(What this task involves): Retype all of the listing exactly, passing over any picture you find.

(Information supplied):
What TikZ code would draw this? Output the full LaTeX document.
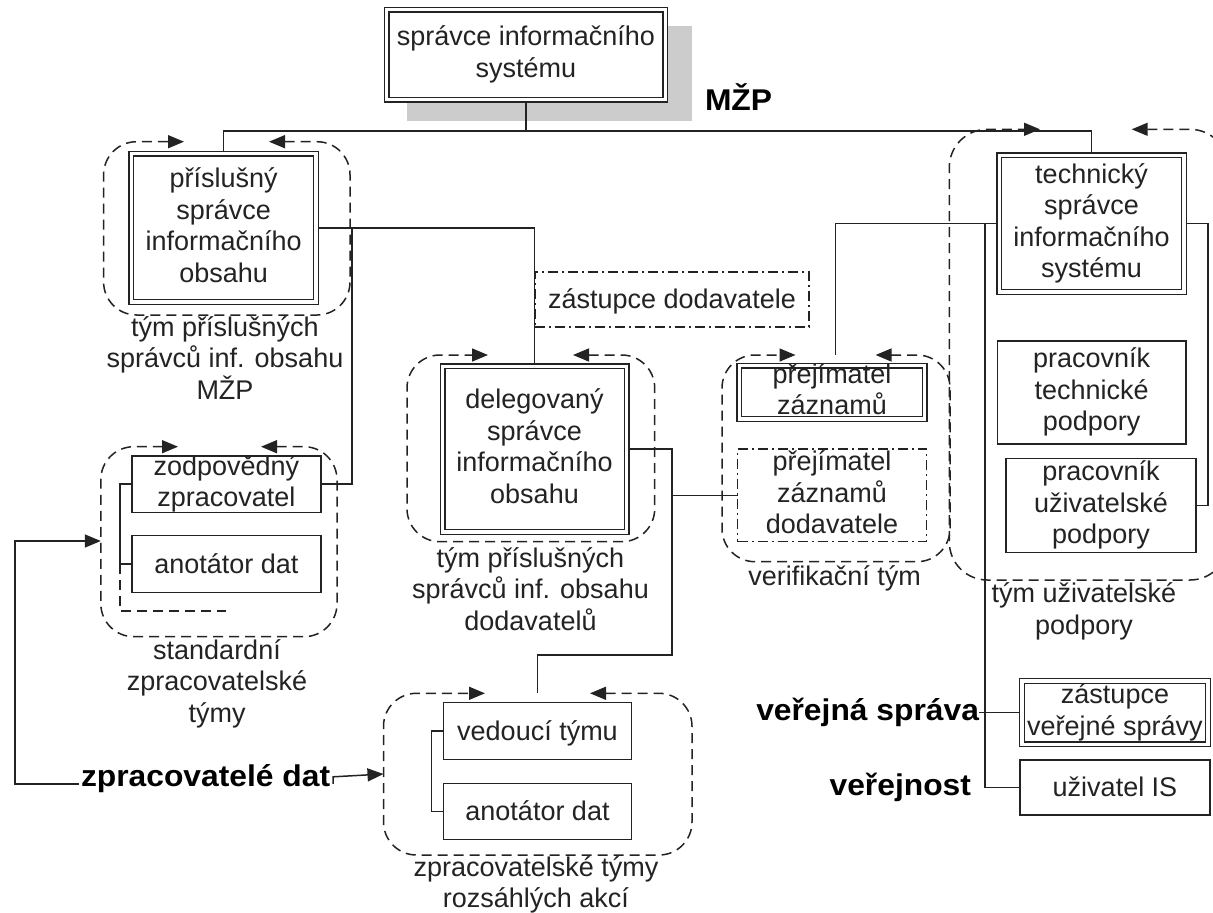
\documentclass[tikz,border=0pt]{standalone}
\usepackage{fontspec}
\setmainfont{Liberation Sans}
\newfontfamily\boldlab[FakeStretch=1.06]{Liberation Sans}
\usetikzlibrary{arrows.meta}
\newcommand\lblstrut{\rule[-6pt]{0pt}{30pt}}
\definecolor{shadowgray}{RGB}{204,204,204}
\definecolor{ink}{RGB}{35,35,35}
\begin{document}
\begin{tikzpicture}[x=1pt,y=-1pt,
  every node/.style={inner sep=0pt, outer sep=0pt},
  txt/.style={align=center, font=\fontsize{27}{31.5}\selectfont, text=ink,
     execute at begin node=\lblstrut, execute at end node=\lblstrut},
  boldtxt/.style={font=\boldlab\bfseries\fontsize{30}{34}\selectfont, text=black},
  sbox/.style={draw=ink, line width=1.5pt, fill=white, rectangle, outer sep=0.75pt},
  dbox/.style={draw=ink, line width=1.3pt, double=white, double distance=3.4pt, fill=white, rectangle, outer sep=3pt},
  ddbox/.style={draw=ink, line width=1.3pt, dash pattern=on 10pt off 4pt on 2pt off 4pt, fill=white, rectangle},
  team/.style={draw=ink, line width=1.5pt, dash pattern=on 10pt off 6pt, rounded corners=33pt,
     arrows={Triangle[length=16pt,width=13pt]-Triangle[length=16pt,width=13pt]}},
  conn/.style={draw=ink, line width=1.5pt},
  dashln/.style={draw=ink, line width=1.5pt, dash pattern=on 10pt off 6pt},
  arr/.style={arrows={-Triangle[length=16pt,width=13pt]}},
]
\useasboundingbox (0,0) rectangle (1213,913);
\fill[white] (0,0) rectangle (1213,913);

% shadow and top box
\fill[shadowgray] (407,26) rectangle (692,121);
\node[dbox, minimum width=278.8pt, minimum height=90.2pt] (top) at (525.9,54.6) {};
\node[txt] (topT) at (top.center) {správce informačního\\systému};
\node[boldtxt, anchor=base west] (mzp) at (705,110) {MŽP};

% team frames
\draw[team] (269,141.7) -- (350,141.7) -- (350,315) -- (103.6,315) -- (103.6,141.7) -- (184,141.7);
\draw[team] (261,446.7) -- (337,446.7) -- (337,636.7) -- (100.8,636.7) -- (100.8,446.7) -- (178,446.7);
\draw[team] (573,355) -- (654.7,355) -- (654.7,541.7) -- (407,541.7) -- (407,355) -- (488,355);
\draw[team] (875.6,355) -- (950,355) -- (950,561.7) -- (722,561.7) -- (722,355) -- (795.5,355);
\draw[team] (590,693.3) -- (692,693.3) -- (692,855) -- (383.5,855) -- (383.5,693.3) -- (485,693.3);
\begin{scope}
\clip (0,0) rectangle (1213,913);
\draw[team, rounded corners=38pt] (1131.7,129.3) -- (1228,129.3) -- (1228,580) -- (949.3,580) -- (949.3,129.3) -- (1040,129.3);
\end{scope}

% boxes
\node[dbox, minimum width=184.5pt, minimum height=148.3pt] (prisl) at (223.7,227.9) {};
\node[txt] (prislT) at (prisl.center) {příslušný\\správce\\informačního\\obsahu};
\node[dbox, minimum width=184pt, minimum height=165.5pt] (deleg) at (534.5,449.2) {};
\node[txt] (delegT) at (deleg.center) {delegovaný\\správce\\informačního\\obsahu};
\node[dbox, minimum width=184.6pt, minimum height=136.7pt] (tech) at (1091.5,223.7) {};
\node[txt] (techT) at (tech.center) {technický\\správce\\informačního\\systému};
\node[dbox, minimum width=185.5pt, minimum height=53.3pt] (prej) at (832,392.3) {};
\node[txt] (prejT) at (prej.center) {přejímatel\\záznamů};
\node[dbox, minimum width=185.9pt, minimum height=63.5pt] (zastVS) at (1115,712.6) {};
\node[txt] (zastVST) at (zastVS.center) {zástupce\\veřejné správy};

\node[sbox, minimum width=189.3pt, minimum height=56.3pt] (zodp) at (226.4,484.2) {};
\node[txt] (zodpT) at (zodp.center) {zodpovědný\\zpracovatel};
\node[sbox, minimum width=189.3pt, minimum height=56.6pt] (anot1) at (226.4,564) {};
\node[txt] (anot1T) at (anot1.center) {anotátor dat};
\node[sbox, minimum width=188.4pt, minimum height=56.6pt] (ved) at (537.5,731) {};
\node[txt] (vedT) at (ved.center) {vedoucí týmu};
\node[sbox, minimum width=188.4pt, minimum height=56pt] (anot2) at (537.5,811.3) {};
\node[txt] (anot2T) at (anot2.center) {anotátor dat};
\node[sbox, minimum width=188.7pt, minimum height=103.3pt] (pracT) at (1091.7,392.4) {};
\node[txt] (pracTT) at (pracT.center) {pracovník\\technické\\podpory};
\node[sbox, minimum width=190pt, minimum height=94.4pt] (pracU) at (1101,505.5) {};
\node[txt] (pracUT) at (pracU.center) {pracovník\\uživatelské\\podpory};
\node[sbox, minimum width=190pt, minimum height=55pt] (uzis) at (1115,787.5) {};
\node[txt] (uzisT) at (uzis.center) {uživatel IS};
\node[ddbox, minimum width=188.8pt, minimum height=92.7pt] (dodav) at (832,495.3) {};
\node[txt] (dodavT) at (dodav.center) {přejímatel\\záznamů\\dodavatele};

% team labels
\node[txt] (lprisl) at (225,361) {tým příslušných\\správců inf. obsahu\\MŽP};
\node[txt] (lstd) at (217,684) {standardní\\zpracovatelské\\týmy};
\node[txt] (ldeleg) at (530.5,592) {tým příslušných\\správců inf. obsahu\\dodavatelů};
\node[txt] (lver) at (834.6,576.7) {verifikační tým};
\node[txt] (luziv) at (1084,611.7) {tým uživatelské\\podpory};
\node[txt] (lrozs) at (536,885) {zpracovatelské týmy\\rozsáhlých akcí};

% bold labels
\node[boldtxt, anchor=base west] (zpdat) at (81,786.7) {zpracovatelé dat};
\node[boldtxt, anchor=base east] (vs) at (979,720) {veřejná správa};
\node[boldtxt, anchor=base east] (verej) at (971,795) {veřejnost};

% connectors
\coordinate (bus) at (525.9,131);
\draw[conn] (top.south) -- (bus);
\draw[conn] (prisl.north) |- (bus) -| (tech.north);
\draw[conn] (prisl.east) -| (deleg.north);
\coordinate (j1) at (352,227.9);
\draw[conn] (j1) |- (zodp.east);
\draw[conn] (zodp.west) -- ++(-11,0) coordinate (bk1) |- (anot1.west);
\coordinate (bk2) at (bk1 |- anot1.west);
\draw[dashln] (bk2) -- ++(0,47) -- ++(106.4,0);
\coordinate (j3) at (672,655);
\coordinate (vtop) at (537.5,693.3);
\draw[conn] (deleg.east) -| (j3) -| (vtop);
\draw[conn] (dodav.west) -- (dodav.west -| j3);
\draw[conn] (ved.west) -- ++(-11,0) |- (anot2.west);
\coordinate (ptop) at (835.7,355);
\draw[conn] (ptop) |- (tech.west);
\coordinate (k1) at (985,223.7);
\draw[conn] (k1) |- (uzis.west);
\draw[conn] (zastVS.west) -- (zastVS.west -| vs.east);
\draw[conn] (tech.east) -- ++(21,0) |- (pracU.east);
\coordinate (lc) at (15,541);
\coordinate (stdL) at (100.8,541);
\draw[conn, arr] (zpdat.west) ++(-2,5) -| (lc) -- (stdL);
\coordinate (rzL) at (383.5,774);
\draw[conn, arr] (zpdat.east) ++(3,5) -- ++(0,-7) -- (rzL);

% dash-dot box over the connector
\node[ddbox, minimum width=274pt, minimum height=55pt] (zastD) at (672,299.5) {};
\node[txt] (zastDT) at (zastD.center) {zástupce dodavatele};
\end{tikzpicture}
\end{document}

(Solution to the problem):
What TikZ code would draw this? Output the full LaTeX document.
\documentclass[tikz,border=0pt]{standalone}
\usepackage{fontspec}
\setmainfont{Liberation Sans}
\newfontfamily\boldlab[FakeStretch=1.06]{Liberation Sans}
\usetikzlibrary{arrows.meta}
\newcommand\lblstrut{\rule[-6pt]{0pt}{30pt}}
\definecolor{shadowgray}{RGB}{204,204,204}
\definecolor{ink}{RGB}{35,35,35}
\begin{document}
\begin{tikzpicture}[x=1pt,y=-1pt,
  every node/.style={inner sep=0pt, outer sep=0pt},
  txt/.style={align=center, font=\fontsize{27}{31.5}\selectfont, text=ink,
     execute at begin node=\lblstrut, execute at end node=\lblstrut},
  boldtxt/.style={font=\boldlab\bfseries\fontsize{30}{34}\selectfont, text=black},
  sbox/.style={draw=ink, line width=1.5pt, fill=white, rectangle, outer sep=0.75pt},
  dbox/.style={draw=ink, line width=1.3pt, double=white, double distance=3.4pt, fill=white, rectangle, outer sep=3pt},
  ddbox/.style={draw=ink, line width=1.3pt, dash pattern=on 10pt off 4pt on 2pt off 4pt, fill=white, rectangle},
  team/.style={draw=ink, line width=1.5pt, dash pattern=on 10pt off 6pt, rounded corners=33pt,
     arrows={Triangle[length=16pt,width=13pt]-Triangle[length=16pt,width=13pt]}},
  conn/.style={draw=ink, line width=1.5pt},
  dashln/.style={draw=ink, line width=1.5pt, dash pattern=on 10pt off 6pt},
  arr/.style={arrows={-Triangle[length=16pt,width=13pt]}},
]
\useasboundingbox (0,0) rectangle (1213,913);
\fill[white] (0,0) rectangle (1213,913);

% shadow and top box
\fill[shadowgray] (407,26) rectangle (692,121);
\node[dbox, minimum width=278.8pt, minimum height=90.2pt] (top) at (525.9,54.6) {};
\node[txt] (topT) at (top.center) {správce informačního\\systému};
\node[boldtxt, anchor=base west] (mzp) at (705,110) {MŽP};

% team frames
\draw[team] (269,141.7) -- (350,141.7) -- (350,315) -- (103.6,315) -- (103.6,141.7) -- (184,141.7);
\draw[team] (261,446.7) -- (337,446.7) -- (337,636.7) -- (100.8,636.7) -- (100.8,446.7) -- (178,446.7);
\draw[team] (573,355) -- (654.7,355) -- (654.7,541.7) -- (407,541.7) -- (407,355) -- (488,355);
\draw[team] (875.6,355) -- (950,355) -- (950,561.7) -- (722,561.7) -- (722,355) -- (795.5,355);
\draw[team] (590,693.3) -- (692,693.3) -- (692,855) -- (383.5,855) -- (383.5,693.3) -- (485,693.3);
\begin{scope}
\clip (0,0) rectangle (1213,913);
\draw[team, rounded corners=38pt] (1131.7,129.3) -- (1228,129.3) -- (1228,580) -- (949.3,580) -- (949.3,129.3) -- (1040,129.3);
\end{scope}

% boxes
\node[dbox, minimum width=184.5pt, minimum height=148.3pt] (prisl) at (223.7,227.9) {};
\node[txt] (prislT) at (prisl.center) {příslušný\\správce\\informačního\\obsahu};
\node[dbox, minimum width=184pt, minimum height=165.5pt] (deleg) at (534.5,449.2) {};
\node[txt] (delegT) at (deleg.center) {delegovaný\\správce\\informačního\\obsahu};
\node[dbox, minimum width=184.6pt, minimum height=136.7pt] (tech) at (1091.5,223.7) {};
\node[txt] (techT) at (tech.center) {technický\\správce\\informačního\\systému};
\node[dbox, minimum width=185.5pt, minimum height=53.3pt] (prej) at (832,392.3) {};
\node[txt] (prejT) at (prej.center) {přejímatel\\záznamů};
\node[dbox, minimum width=185.9pt, minimum height=63.5pt] (zastVS) at (1115,712.6) {};
\node[txt] (zastVST) at (zastVS.center) {zástupce\\veřejné správy};

\node[sbox, minimum width=189.3pt, minimum height=56.3pt] (zodp) at (226.4,484.2) {};
\node[txt] (zodpT) at (zodp.center) {zodpovědný\\zpracovatel};
\node[sbox, minimum width=189.3pt, minimum height=56.6pt] (anot1) at (226.4,564) {};
\node[txt] (anot1T) at (anot1.center) {anotátor dat};
\node[sbox, minimum width=188.4pt, minimum height=56.6pt] (ved) at (537.5,731) {};
\node[txt] (vedT) at (ved.center) {vedoucí týmu};
\node[sbox, minimum width=188.4pt, minimum height=56pt] (anot2) at (537.5,811.3) {};
\node[txt] (anot2T) at (anot2.center) {anotátor dat};
\node[sbox, minimum width=188.7pt, minimum height=103.3pt] (pracT) at (1091.7,392.4) {};
\node[txt] (pracTT) at (pracT.center) {pracovník\\technické\\podpory};
\node[sbox, minimum width=190pt, minimum height=94.4pt] (pracU) at (1101,505.5) {};
\node[txt] (pracUT) at (pracU.center) {pracovník\\uživatelské\\podpory};
\node[sbox, minimum width=190pt, minimum height=55pt] (uzis) at (1115,787.5) {};
\node[txt] (uzisT) at (uzis.center) {uživatel IS};
\node[ddbox, minimum width=188.8pt, minimum height=92.7pt] (dodav) at (832,495.3) {};
\node[txt] (dodavT) at (dodav.center) {přejímatel\\záznamů\\dodavatele};

% team labels
\node[txt] (lprisl) at (225,361) {tým příslušných\\správců inf. obsahu\\MŽP};
\node[txt] (lstd) at (217,684) {standardní\\zpracovatelské\\týmy};
\node[txt] (ldeleg) at (530.5,592) {tým příslušných\\správců inf. obsahu\\dodavatelů};
\node[txt] (lver) at (834.6,576.7) {verifikační tým};
\node[txt] (luziv) at (1084,611.7) {tým uživatelské\\podpory};
\node[txt] (lrozs) at (536,885) {zpracovatelské týmy\\rozsáhlých akcí};

% bold labels
\node[boldtxt, anchor=base west] (zpdat) at (81,786.7) {zpracovatelé dat};
\node[boldtxt, anchor=base east] (vs) at (979,720) {veřejná správa};
\node[boldtxt, anchor=base east] (verej) at (971,795) {veřejnost};

% connectors
\coordinate (bus) at (525.9,131);
\draw[conn] (top.south) -- (bus);
\draw[conn] (prisl.north) |- (bus) -| (tech.north);
\draw[conn] (prisl.east) -| (deleg.north);
\coordinate (j1) at (352,227.9);
\draw[conn] (j1) |- (zodp.east);
\draw[conn] (zodp.west) -- ++(-11,0) coordinate (bk1) |- (anot1.west);
\coordinate (bk2) at (bk1 |- anot1.west);
\draw[dashln] (bk2) -- ++(0,47) -- ++(106.4,0);
\coordinate (j3) at (672,655);
\coordinate (vtop) at (537.5,693.3);
\draw[conn] (deleg.east) -| (j3) -| (vtop);
\draw[conn] (dodav.west) -- (dodav.west -| j3);
\draw[conn] (ved.west) -- ++(-11,0) |- (anot2.west);
\coordinate (ptop) at (835.7,355);
\draw[conn] (ptop) |- (tech.west);
\coordinate (k1) at (985,223.7);
\draw[conn] (k1) |- (uzis.west);
\draw[conn] (zastVS.west) -- (zastVS.west -| vs.east);
\draw[conn] (tech.east) -- ++(21,0) |- (pracU.east);
\coordinate (lc) at (15,541);
\coordinate (stdL) at (100.8,541);
\draw[conn, arr] (zpdat.west) ++(-2,5) -| (lc) -- (stdL);
\coordinate (rzL) at (383.5,774);
\draw[conn, arr] (zpdat.east) ++(3,5) -- ++(0,-7) -- (rzL);

% dash-dot box over the connector
\node[ddbox, minimum width=274pt, minimum height=55pt] (zastD) at (672,299.5) {};
\node[txt] (zastDT) at (zastD.center) {zástupce dodavatele};
\end{tikzpicture}
\end{document}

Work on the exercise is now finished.